• Your task: Starting at the first line of the listing below, repeat each line exactly until the line containing "1.392, 1.284, 1.146, 0.976, 0.944]", which you include. Leave out pictures.

• Stored data:
################
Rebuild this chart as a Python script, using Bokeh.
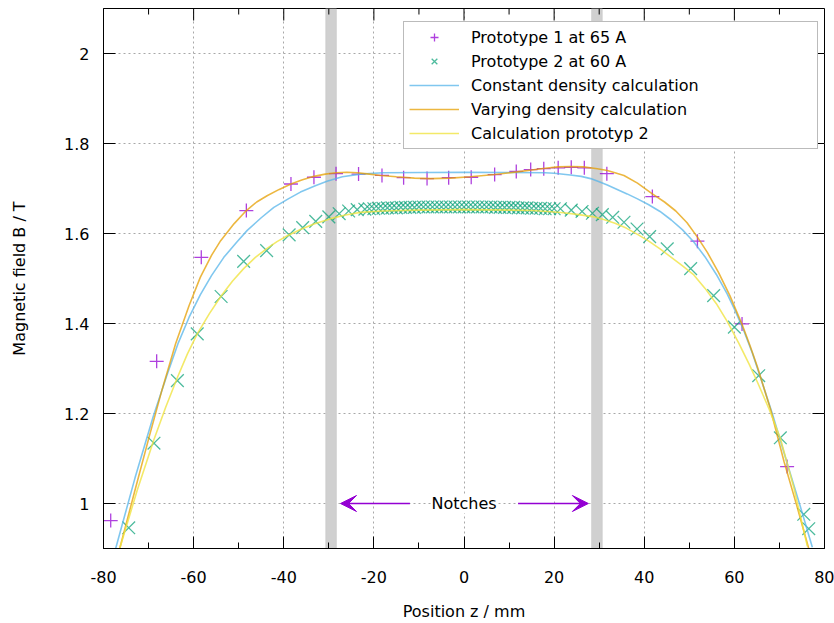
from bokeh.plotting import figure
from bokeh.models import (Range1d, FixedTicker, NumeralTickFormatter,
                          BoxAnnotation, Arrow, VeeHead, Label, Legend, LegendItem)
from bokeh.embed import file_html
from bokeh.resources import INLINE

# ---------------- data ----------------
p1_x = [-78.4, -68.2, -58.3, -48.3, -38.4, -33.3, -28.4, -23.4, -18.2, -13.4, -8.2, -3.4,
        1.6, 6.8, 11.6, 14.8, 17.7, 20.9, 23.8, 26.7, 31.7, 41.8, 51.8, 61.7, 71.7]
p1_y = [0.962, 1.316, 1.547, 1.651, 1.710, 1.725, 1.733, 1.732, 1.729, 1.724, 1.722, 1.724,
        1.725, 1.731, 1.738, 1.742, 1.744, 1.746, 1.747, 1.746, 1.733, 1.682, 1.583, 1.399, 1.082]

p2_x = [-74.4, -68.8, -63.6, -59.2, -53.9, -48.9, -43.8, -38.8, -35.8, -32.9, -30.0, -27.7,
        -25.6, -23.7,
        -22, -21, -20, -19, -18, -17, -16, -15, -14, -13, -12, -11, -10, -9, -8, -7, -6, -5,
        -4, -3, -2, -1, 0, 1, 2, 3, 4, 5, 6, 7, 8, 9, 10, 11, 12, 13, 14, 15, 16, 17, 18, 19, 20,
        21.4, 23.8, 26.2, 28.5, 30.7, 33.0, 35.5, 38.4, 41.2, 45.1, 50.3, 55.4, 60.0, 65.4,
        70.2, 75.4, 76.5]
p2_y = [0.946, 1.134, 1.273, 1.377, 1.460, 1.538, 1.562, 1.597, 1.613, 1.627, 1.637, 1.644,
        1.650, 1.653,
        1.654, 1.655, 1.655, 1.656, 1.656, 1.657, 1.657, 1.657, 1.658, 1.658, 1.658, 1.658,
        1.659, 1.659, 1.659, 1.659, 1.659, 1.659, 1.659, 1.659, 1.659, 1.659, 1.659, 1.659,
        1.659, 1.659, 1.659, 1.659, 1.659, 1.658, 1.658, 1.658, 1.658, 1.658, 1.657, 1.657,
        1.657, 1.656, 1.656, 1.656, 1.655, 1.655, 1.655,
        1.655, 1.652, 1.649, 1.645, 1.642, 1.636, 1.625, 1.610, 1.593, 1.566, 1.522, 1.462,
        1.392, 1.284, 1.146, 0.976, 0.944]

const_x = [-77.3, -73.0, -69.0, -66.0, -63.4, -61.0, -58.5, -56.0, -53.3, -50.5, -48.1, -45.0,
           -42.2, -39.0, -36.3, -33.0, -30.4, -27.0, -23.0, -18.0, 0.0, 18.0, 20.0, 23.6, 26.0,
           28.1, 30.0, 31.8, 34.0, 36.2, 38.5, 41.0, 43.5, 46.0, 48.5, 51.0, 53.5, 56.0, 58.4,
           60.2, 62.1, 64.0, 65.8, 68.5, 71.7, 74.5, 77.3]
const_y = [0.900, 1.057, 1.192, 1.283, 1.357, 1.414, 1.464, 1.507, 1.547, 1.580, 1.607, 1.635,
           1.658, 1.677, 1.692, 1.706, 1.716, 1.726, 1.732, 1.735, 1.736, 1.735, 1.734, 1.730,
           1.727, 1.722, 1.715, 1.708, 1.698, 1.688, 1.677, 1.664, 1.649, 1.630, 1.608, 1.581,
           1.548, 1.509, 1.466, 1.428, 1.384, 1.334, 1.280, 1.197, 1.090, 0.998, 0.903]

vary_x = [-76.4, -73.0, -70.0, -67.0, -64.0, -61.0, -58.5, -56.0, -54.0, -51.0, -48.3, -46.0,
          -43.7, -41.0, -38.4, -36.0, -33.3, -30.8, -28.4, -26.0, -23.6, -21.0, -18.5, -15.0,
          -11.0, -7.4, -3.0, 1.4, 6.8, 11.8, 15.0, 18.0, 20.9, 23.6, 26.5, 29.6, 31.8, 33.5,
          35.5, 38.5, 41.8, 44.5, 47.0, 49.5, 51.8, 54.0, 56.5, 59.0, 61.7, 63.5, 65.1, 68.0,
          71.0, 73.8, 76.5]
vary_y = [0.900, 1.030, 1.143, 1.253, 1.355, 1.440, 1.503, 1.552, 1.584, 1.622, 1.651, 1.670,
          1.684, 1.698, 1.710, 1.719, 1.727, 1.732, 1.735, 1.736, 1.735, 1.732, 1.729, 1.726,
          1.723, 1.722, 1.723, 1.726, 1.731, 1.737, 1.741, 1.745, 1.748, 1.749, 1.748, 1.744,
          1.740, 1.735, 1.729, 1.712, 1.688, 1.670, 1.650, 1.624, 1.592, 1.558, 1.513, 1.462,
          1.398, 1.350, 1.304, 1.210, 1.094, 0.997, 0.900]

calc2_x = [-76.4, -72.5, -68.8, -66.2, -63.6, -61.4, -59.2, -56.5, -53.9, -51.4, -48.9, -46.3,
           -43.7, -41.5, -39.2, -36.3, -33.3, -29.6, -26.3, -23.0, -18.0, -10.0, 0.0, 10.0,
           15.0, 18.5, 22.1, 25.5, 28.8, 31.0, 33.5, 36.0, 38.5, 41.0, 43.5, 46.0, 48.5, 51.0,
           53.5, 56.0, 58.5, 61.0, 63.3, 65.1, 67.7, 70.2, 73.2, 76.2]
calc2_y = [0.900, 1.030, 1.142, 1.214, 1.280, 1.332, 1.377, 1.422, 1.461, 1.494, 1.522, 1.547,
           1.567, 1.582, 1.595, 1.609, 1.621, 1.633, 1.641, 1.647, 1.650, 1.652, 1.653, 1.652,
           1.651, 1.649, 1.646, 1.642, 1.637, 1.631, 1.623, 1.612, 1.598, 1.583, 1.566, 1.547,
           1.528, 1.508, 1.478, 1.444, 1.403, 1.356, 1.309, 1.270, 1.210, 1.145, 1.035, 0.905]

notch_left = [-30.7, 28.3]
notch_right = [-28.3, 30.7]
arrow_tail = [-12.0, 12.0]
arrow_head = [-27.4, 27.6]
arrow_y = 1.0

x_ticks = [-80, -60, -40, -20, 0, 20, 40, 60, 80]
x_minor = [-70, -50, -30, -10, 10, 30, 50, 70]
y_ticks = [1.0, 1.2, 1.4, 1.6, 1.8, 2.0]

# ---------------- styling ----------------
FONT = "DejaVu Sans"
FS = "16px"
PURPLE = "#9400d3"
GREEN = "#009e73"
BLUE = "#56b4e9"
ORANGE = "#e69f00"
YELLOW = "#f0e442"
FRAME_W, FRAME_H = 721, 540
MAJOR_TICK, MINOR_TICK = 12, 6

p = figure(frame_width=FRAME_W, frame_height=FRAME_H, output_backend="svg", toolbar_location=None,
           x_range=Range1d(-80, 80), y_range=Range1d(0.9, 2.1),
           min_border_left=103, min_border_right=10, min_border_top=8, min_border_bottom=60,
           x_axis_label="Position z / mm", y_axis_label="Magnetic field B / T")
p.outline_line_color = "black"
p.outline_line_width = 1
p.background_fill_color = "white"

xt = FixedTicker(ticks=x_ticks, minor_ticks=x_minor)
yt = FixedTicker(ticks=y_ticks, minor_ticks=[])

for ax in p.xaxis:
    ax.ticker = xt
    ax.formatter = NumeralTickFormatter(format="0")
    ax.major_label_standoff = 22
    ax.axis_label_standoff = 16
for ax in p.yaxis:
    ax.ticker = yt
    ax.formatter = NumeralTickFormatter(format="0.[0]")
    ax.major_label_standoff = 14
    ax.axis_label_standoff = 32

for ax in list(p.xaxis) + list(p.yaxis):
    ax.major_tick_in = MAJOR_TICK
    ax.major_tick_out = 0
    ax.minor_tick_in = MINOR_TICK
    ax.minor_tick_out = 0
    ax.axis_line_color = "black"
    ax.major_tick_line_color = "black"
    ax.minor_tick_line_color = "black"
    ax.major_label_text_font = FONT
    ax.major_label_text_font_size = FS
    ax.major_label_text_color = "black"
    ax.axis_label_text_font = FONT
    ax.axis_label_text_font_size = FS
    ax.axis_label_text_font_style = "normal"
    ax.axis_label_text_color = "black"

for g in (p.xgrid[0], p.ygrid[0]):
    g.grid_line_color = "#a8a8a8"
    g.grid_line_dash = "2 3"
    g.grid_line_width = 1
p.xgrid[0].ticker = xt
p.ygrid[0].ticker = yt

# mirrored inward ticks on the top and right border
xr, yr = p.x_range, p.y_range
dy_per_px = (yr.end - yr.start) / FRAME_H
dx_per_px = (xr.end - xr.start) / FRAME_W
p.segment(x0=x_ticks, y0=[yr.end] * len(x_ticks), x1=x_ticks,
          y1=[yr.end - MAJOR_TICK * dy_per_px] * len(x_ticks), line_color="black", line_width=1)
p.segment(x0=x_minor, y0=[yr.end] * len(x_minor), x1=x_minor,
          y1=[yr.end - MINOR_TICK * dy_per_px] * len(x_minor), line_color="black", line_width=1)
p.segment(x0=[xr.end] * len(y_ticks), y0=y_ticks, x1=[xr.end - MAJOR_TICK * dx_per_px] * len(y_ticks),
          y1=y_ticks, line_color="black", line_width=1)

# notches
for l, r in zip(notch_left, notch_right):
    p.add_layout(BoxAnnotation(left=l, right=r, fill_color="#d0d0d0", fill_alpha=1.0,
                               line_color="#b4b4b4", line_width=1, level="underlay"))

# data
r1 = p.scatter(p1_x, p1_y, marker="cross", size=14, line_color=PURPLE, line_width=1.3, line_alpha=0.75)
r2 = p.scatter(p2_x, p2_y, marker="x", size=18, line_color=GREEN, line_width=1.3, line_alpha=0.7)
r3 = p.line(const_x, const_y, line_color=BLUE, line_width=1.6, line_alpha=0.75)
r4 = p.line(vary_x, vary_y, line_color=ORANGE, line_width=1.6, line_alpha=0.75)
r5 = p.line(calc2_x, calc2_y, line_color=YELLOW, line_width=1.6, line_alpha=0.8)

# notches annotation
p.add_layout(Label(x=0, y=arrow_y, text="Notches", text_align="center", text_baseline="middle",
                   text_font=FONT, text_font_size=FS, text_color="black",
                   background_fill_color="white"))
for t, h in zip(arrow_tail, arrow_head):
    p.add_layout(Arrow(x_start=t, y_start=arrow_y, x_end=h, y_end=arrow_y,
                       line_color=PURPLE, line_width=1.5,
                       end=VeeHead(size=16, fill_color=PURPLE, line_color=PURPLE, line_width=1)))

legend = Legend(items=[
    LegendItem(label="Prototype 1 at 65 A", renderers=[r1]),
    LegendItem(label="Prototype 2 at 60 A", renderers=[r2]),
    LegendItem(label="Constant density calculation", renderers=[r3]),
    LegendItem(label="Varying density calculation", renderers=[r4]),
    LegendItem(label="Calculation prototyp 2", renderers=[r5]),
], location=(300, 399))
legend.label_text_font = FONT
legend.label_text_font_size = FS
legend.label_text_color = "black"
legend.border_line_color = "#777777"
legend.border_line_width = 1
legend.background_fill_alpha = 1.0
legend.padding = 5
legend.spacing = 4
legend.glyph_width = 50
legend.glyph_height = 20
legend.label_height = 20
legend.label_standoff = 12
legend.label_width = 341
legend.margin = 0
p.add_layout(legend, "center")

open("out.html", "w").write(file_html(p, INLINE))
################
• Task result:
Rebuild this chart as a Python script, using Bokeh.
from bokeh.plotting import figure
from bokeh.models import (Range1d, FixedTicker, NumeralTickFormatter,
                          BoxAnnotation, Arrow, VeeHead, Label, Legend, LegendItem)
from bokeh.embed import file_html
from bokeh.resources import INLINE

# ---------------- data ----------------
p1_x = [-78.4, -68.2, -58.3, -48.3, -38.4, -33.3, -28.4, -23.4, -18.2, -13.4, -8.2, -3.4,
        1.6, 6.8, 11.6, 14.8, 17.7, 20.9, 23.8, 26.7, 31.7, 41.8, 51.8, 61.7, 71.7]
p1_y = [0.962, 1.316, 1.547, 1.651, 1.710, 1.725, 1.733, 1.732, 1.729, 1.724, 1.722, 1.724,
        1.725, 1.731, 1.738, 1.742, 1.744, 1.746, 1.747, 1.746, 1.733, 1.682, 1.583, 1.399, 1.082]

p2_x = [-74.4, -68.8, -63.6, -59.2, -53.9, -48.9, -43.8, -38.8, -35.8, -32.9, -30.0, -27.7,
        -25.6, -23.7,
        -22, -21, -20, -19, -18, -17, -16, -15, -14, -13, -12, -11, -10, -9, -8, -7, -6, -5,
        -4, -3, -2, -1, 0, 1, 2, 3, 4, 5, 6, 7, 8, 9, 10, 11, 12, 13, 14, 15, 16, 17, 18, 19, 20,
        21.4, 23.8, 26.2, 28.5, 30.7, 33.0, 35.5, 38.4, 41.2, 45.1, 50.3, 55.4, 60.0, 65.4,
        70.2, 75.4, 76.5]
p2_y = [0.946, 1.134, 1.273, 1.377, 1.460, 1.538, 1.562, 1.597, 1.613, 1.627, 1.637, 1.644,
        1.650, 1.653,
        1.654, 1.655, 1.655, 1.656, 1.656, 1.657, 1.657, 1.657, 1.658, 1.658, 1.658, 1.658,
        1.659, 1.659, 1.659, 1.659, 1.659, 1.659, 1.659, 1.659, 1.659, 1.659, 1.659, 1.659,
        1.659, 1.659, 1.659, 1.659, 1.659, 1.658, 1.658, 1.658, 1.658, 1.658, 1.657, 1.657,
        1.657, 1.656, 1.656, 1.656, 1.655, 1.655, 1.655,
        1.655, 1.652, 1.649, 1.645, 1.642, 1.636, 1.625, 1.610, 1.593, 1.566, 1.522, 1.462,
        1.392, 1.284, 1.146, 0.976, 0.944]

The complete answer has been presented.